Interface Engineering

Nanoimprint by melt basic process flow

We have pioneered a new form of nanoimprint lithography (NIL) that is suitable for a broad range of high temperature polymers; we call this process NIM (nanoimprint by melt) and the basic process flow is shown to the right. NIM generally involves the formation of nano-posts or nanoindentations in a reusable master stamp that is then used to emboss a freshly deposited polymer or other soft film. This is a process recently developed for the creation of grating-like features on optical fibers and waveguides and is now being scaled to dimensions relevant for organic solar cell (OSC) device processing.

This is an entirely new direction in the creation of OSCs, and promises a measure of control over interdigitation and vectoral charge transport that is currently missing in established bulk heterojunction (BHJ) technologies. NIM will enable us to create structures over a wide size range, and with separation of features in a controlled manner, allowing us to carefully study and separate the roles of exciton dissociation and charge transport in enhancing OSC efficiency.

The technique has been successfully demonstrated on a broad range of commodity polymers such as polymethylmethacrylate and polycarbonate, specialty electronic polymers such as P3HT and P3DT, and sol-gel materials. Below we show an AFM image of a poly(hexyl-thiophene) polymer (P3HT) that has been patterned by NIL and an SEM of a phthalocyanine dendrimer that has recently been patterned by NIM.

The features in the P3HT are on the order of 250nm in diameter, while those in the phthalocyanine dendrimer are as small as 25nm, thereby approaching dimensions of the same order as the exciton diffusion length in typical OSCs.

Molds used for NIM are usually prepared by e-beam lithography on silicon or nickel, and can be used several hundred times for printing without deterioration in quality of the imprinted nanostructure. Recent advances in NIM enable the formation of large area (1 inch x 1 inch) molds. Molds containing up to 600 different 1mm2 nanostructured areas are envisioned to allow for individual areas, having unique embossed architectures.

It should be possible to use such studies to estimate both the exciton diffusion length in embossed P3HT films, and the maximum length over which charges can be harvested before series resistance, due to finite charge mobilities, becomes evident in enhanced RS in the OSC device.

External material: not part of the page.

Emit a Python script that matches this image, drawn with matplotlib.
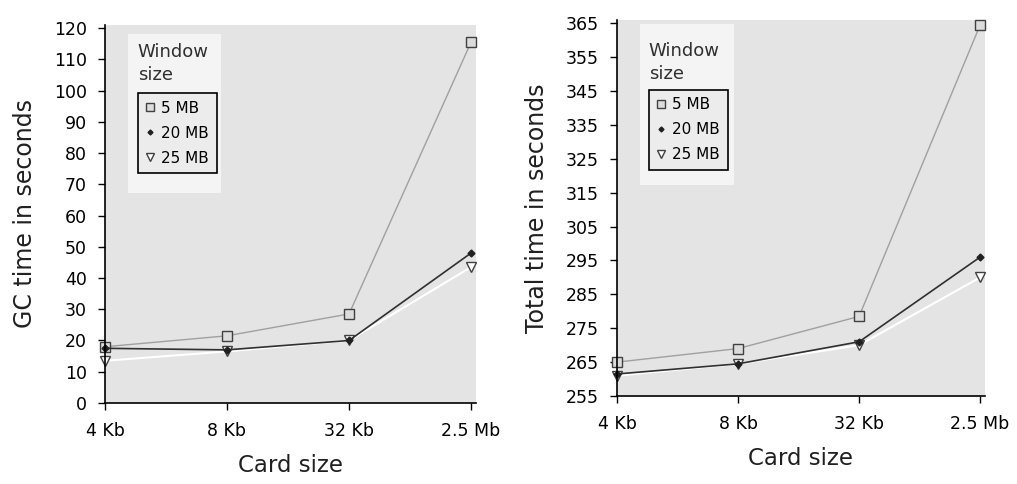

This will allow for rapid determination of luminescence quenching efficiencies in donor/acceptor composites films, as a function of the length and separation distance between donor posts, thereby providing exciton diffusion lengths as a function of processing conditions, in one chip.

One of our key goals is to reduce the size of embossed features to enable imprinting of polymer pillars with widths smaller than the minimum LD required for that material, and to systematically explore the internal photon conversion efficiency of OSCs created from P3HT, with vacuum deposited C60 overlayers, as a function of pillar width and depth.